Having a note-for-note walkthrough video hadn’t actually brought me any closer to the level where I could actually play those solos!
Now the tutorial videos are free and they’re on Youtube rather than on physical tapes and DVDs, but the point is exactly the same as the one I discovered many years ago.
What is it? Let’s cut to the chase:
You are only able to play songs and solos that your current guitar skill level will allow you to play.
Please take a moment to re-read that, and let this fact sink in:
In order to be able to play a particular song, your skills need to be equal to or above the skill level which that song demands.
Imagine any song that you want to learn. If we consider only the technical aspect, any song you could think of contains certain guitar techniques required to play it.
Imagine we took all of the techniques present in a song, and assigned each one a number rating in terms of their difficulty or ‘advanced-ness’ on a scale of 1 – 100.
Imagine we were talking about a song section involving hammer-ons, for example. A basic hammer-on from an open string to the second fret might score a difficult rating of 1 – e.g. the simplest use of the technique.
But a very fast run of thirty notes that are all played with hammer-ons, starting from the 5th fret of the low E string and going all the way to the 17th fret of the high E string might score a 90 or 100.
It’s the same class of guitar technique, but at vastly different levels of difficulty. Do you see where I’m going with this…?
Imagine the progression of skills is like the steps of a giant staircase reaching up into the sky. We have a staircase for “Picking”, another for “Hammer-ons”, another for “Pull-offs”, and for “Slides”, “Bending”, and all other techniques.
The first step is the easiest entry level of that skill, but the skill level gets higher and higher as we move up the steps.
If we thought in this way about all the different techniques involved in playing a particular song, and gave each one a ‘difficulty score’, we could imagine a profile of the skills needed to play that song.
Maybe it would look something like this, for an example song:
Of course we can’t actually put exact numbers on these things, but the concept is absolutely true:
Any song you could want to learn exists at a certain level of difficulty.
And this fact doesn’t seem to occur to a lot of students.
As a player, YOU have a certain skill level with the techniques you know. And it’s as simple as this:
If your skill level is significantly below the skill level required for the song then you won’t be able to play it.
For example, imagine you had a skills profile like this and you attempted to learn the song above:
How do you think that’s going to go?
It's not going to "go" at all, is it?
Imagine you’re playing a video game. Your character has built up a certain number of EXP points, and you need whatever EXP to play the next stage. It’s very like that.
And this is the mechanics of why – 99% of the time – trying to learn a song note-for-note from a video feels like walking through quicksand.

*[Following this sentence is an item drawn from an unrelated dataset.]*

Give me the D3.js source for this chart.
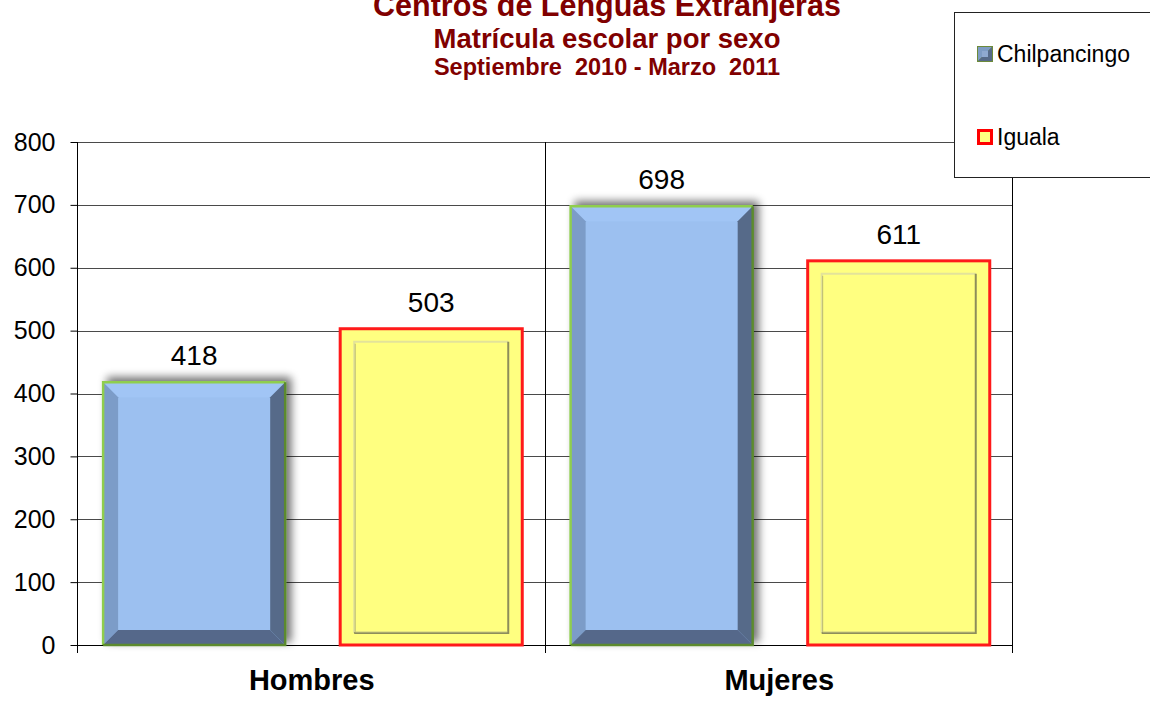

It’s because you’re trying to leap far too far in one go and the skills gap is too high.
Have you ever noticed that the unanswered question in all note-for-note tutorials is also the most important thing you really want and need to know:
How do I get to the LEVEL where I can play that? … … ?
This is why, instead of flitting between songs and solos that you haven’t yet developed the technical skills to tackle, the focus of your practice needs to be on continually raising your skills.
This is how to get really good really fast.
Why do guitar players think they can skip an actual learning process and just look up random videos to some the most difficult guitar songs and solos in the world?
Isn’t that a really ridiculous idea when you actually stop and think about it?
But now you’ve seen what’s going on behind the scenes, and why this won’t work.
Build your skills up step by step and sooner than you think you will be able to play what you want. Try to jump to the 100th floor without laying any of the foundations and I guarantee you will become incredibly frustrated.